Cependant, si nos soldats nous ont énervés, nous ne devons pas pour autant dramatiser la situation plus qu’il ne le faut. Et c’est ce que le ministre des Affaires étrangères s’est évertué à expliquer aux membres du Conseil de sécurité de l’Onu le 8 février dernier. (Voir texte intégral page 6).

«La Côte d’Ivoire est un pays en paix et en sécurité»
, a-t-il insisté, avant de poursuivre: « Les mutineries d’une frange de la troupe, fondées sur des revendications corporatistes anciennes, ne sauraient remettre en cause ce constat. Elles ont cependant permis au gouvernement d’accélérer, notamment par la formation et une plus grande discipline, la professionnalisation nécessaire de l’Armée et des Forces de sécurité, avec l’entrée en vigueur de la Loi de Programmation militaire et des forces de sécurité intérieure. Les premières décisions prises dans ce cadre, notamment la nomination de nouveaux responsables à tous les échelons de nos Forces de défense et de sécurité ainsi que l’amélioration des conditions de vie et de travail de nos soldats, transformeront durablement leur quotidien et leurs capacités. Le Président de la République, qui a pris toute la mesure de ces évènements, s’emploie chaque jour à en résoudre les causes profondes. » Ce que nous vivons avec nos soldats mutins fait partie, pourrait-on dire, des dernières convulsions de notre crise.

Nous nous attelons depuis la fin de celle-ci en 2011 à « normaliser » notre pays. L’opération est longue, et chaque convulsion du malade permet de savoir où il faut porter l’attention. Les derniers mouvements des soldats mutins ont permis de constater qu’il y a un problème de discipline au sein de notre armée, d’accélérer la formation et la professionnalisation de cette armée, tout en améliorant les conditions de vie et de travail des soldats. À quelque chose malheur est bon, pourrait-on dire.

L’on a aussi accusé le gouvernement d’avoir privilégié la macro-économie, au détriment de la micro-économie, c’est-à-dire d’avoir négligé les individus, notamment les plus défavorisés.
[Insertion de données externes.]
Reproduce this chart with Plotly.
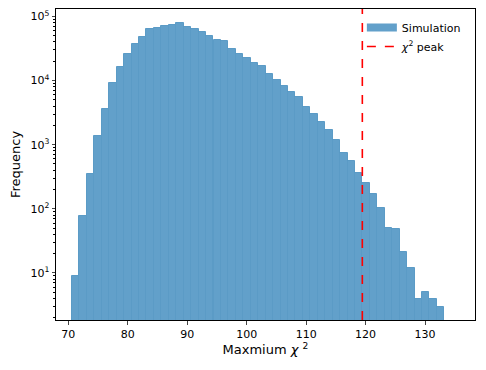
import plotly.graph_objects as go

# Histogram of the maximum chi^2 (50 bins)
bin_centers = [71.25, 72.50, 73.75, 75.00, 76.26, 77.51, 78.76, 80.01, 81.27, 82.52,
               83.77, 85.03, 86.28, 87.53, 88.78, 90.04, 91.29, 92.54, 93.79, 95.05,
               96.30, 97.55, 98.80, 100.06, 101.31, 102.56, 103.82, 105.07, 106.32, 107.57,
               108.83, 110.08, 111.33, 112.58, 113.84, 115.09, 116.34, 117.59, 118.85, 120.10,
               121.35, 122.60, 123.86, 125.11, 126.36, 127.62, 128.87, 130.12, 131.37, 132.63]
counts = [9, 77, 349, 1380, 3560, 9200, 16300, 26000, 37200, 48300,
          63700, 66700, 70900, 73500, 77800, 67500, 62800, 56400, 50100, 43400,
          40900, 31500, 26300, 22200, 18800, 16900, 12700, 10300, 8270, 6670,
          5500, 3900, 3030, 2260, 1710, 1200, 745, 550, 358, 250,
          173, 102, 51, 49, 21, 12, 4, 5, 4, 3]
bin_width = 1.2526
chi2_peak = 119.45

x_ticks = [70, 80, 90, 100, 110, 120, 130]
y_ticks = [10, 100, 1000, 10000, 100000]
y_labels = ["10<sup>1</sup>", "10<sup>2</sup>", "10<sup>3</sup>", "10<sup>4</sup>", "10<sup>5</sup>"]
y_minor = [m * 10 ** k for k in range(0, 5) for m in range(2, 10)] + [2e5]

bar_color = "rgba(31,119,180,0.7)"

fig = go.Figure()
fig.add_trace(go.Bar(x=bin_centers, y=counts, width=bin_width,
                     marker=dict(color=bar_color, line=dict(width=1, color="#5b9bc6")),
                     showlegend=False))
# legend entries
fig.add_trace(go.Scatter(x=[None], y=[None], mode="lines", name="Simulation",
                         line=dict(color=bar_color, width=8)))
fig.add_trace(go.Scatter(x=[None], y=[None], mode="lines", name="<i>χ</i><sup>2</sup> peak",
                         line=dict(color="red", width=1.6, dash="dash")))

fig.add_shape(type="line", xref="x", yref="paper", x0=chi2_peak, x1=chi2_peak, y0=0, y1=1,
              line=dict(color="red", width=1.6, dash="dash"))

# the page body adds an 8px margin, so the figure is 8px smaller and sits at (8, 8)
fig.update_layout(
    width=478, height=362,
    margin=dict(l=48, r=11, t=1, b=50),
    paper_bgcolor="white", plot_bgcolor="white",
    font=dict(family="DejaVu Sans", size=11, color="black"),
    bargap=0,
    legend=dict(x=0.73, y=0.987, xanchor="left", yanchor="top",
                bgcolor="rgba(0,0,0,0)", font=dict(size=11), tracegroupgap=0),
)
fig.update_xaxes(range=[67.93, 138.4], tickvals=x_ticks, ticks="outside", ticklen=3.5,
                 showline=True, linecolor="black", linewidth=1, mirror=True,
                 showgrid=False, zeroline=False, automargin=False,
                 title=dict(text="Maxmium <i>χ</i> <sup>2</sup>", font=dict(size=13), standoff=4))
fig.update_yaxes(type="log", range=[0.267, 5.115], tickvals=y_ticks, ticktext=y_labels,
                 ticks="outside", ticklen=3.5, ticklabeloverflow="allow",
                 minor=dict(ticks="outside", ticklen=2, tickcolor="black", tickvals=y_minor),
                 showline=True, linecolor="black", linewidth=1, mirror=True,
                 showgrid=False, zeroline=False, automargin=False,
                 title=dict(text="Frequency", font=dict(size=13)))

fig.write_html("out.html")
C’est aller trop vite en besogne et oublier qu’avant de distribuer, il faut d’abord avoir quelque chose à distribuer. Il fallait d’abord reconstituer le tissu productif, créer les conditions propices aux investissements avant que la richesse ne soit redistribuée. Ou, pour parler ivoirien, il fallait que l’argent travaille d’abord avant de pouvoir circuler.

Lors de ses dernières interventions, le Chef de l’État insistait toujours sur sa volonté de faire en sorte que les fruits de la croissance profitent à tous, et surtout aux plus vulnérables. Et c’est cela que le ministre des Affaires étrangères a rappelé avec force devant les membres du Conseil de sécurité: «La Côte d’Ivoire est portée par un vent d’optimisme qui ne s’est jamais démenti. Le taux de croissance du Pib sur les cinq dernières années est en moyenne de 9% par an, et le montant cumulé des investissements étrangers directs reste élevé, témoignant ainsi de manière éloquente la confiance retrouvée de nos partenaires dans notre pays. Le gouvernement s’attelle désormais à redistribuer, à travers sa politique de développement inclusif, les fruits de cette croissance aux Ivoiriens, en particulier aux plus démunis, tout en prenant en compte l’ensemble des impératifs du développement.»

Un pays comme le nôtre est toujours en situation d’instabilité, en ce sens qu’il peut à tout moment basculer d’un côté comme de l’autre. Nous sommes toujours debout, malgré tous les coups de boutoir que nous avons subis, et nous étions sur une bonne lancée ; mais il a suffi de quelques coups de feu en l’air pour que nous remettions en cause nos certitudes les plus solides. Il est cependant réconfortant de savoir que si nous doutons de nous-mêmes, notre crédit à l’extérieur est toujours intact, comme en témoigne l’accueil fait par le Conseil de sécurité; au discours du ministre des Affaires étrangères.

Rappelons que notre pays est candidat à un siège de membre non permanent au Conseil de sécurité; et cette candidature est endossée par la Cedeao et l’Union africaine. N’oublions cependant pas qu’un crédit se perd très rapidement. Alors, comportons-nous de manière à ne pas perdre le nôtre.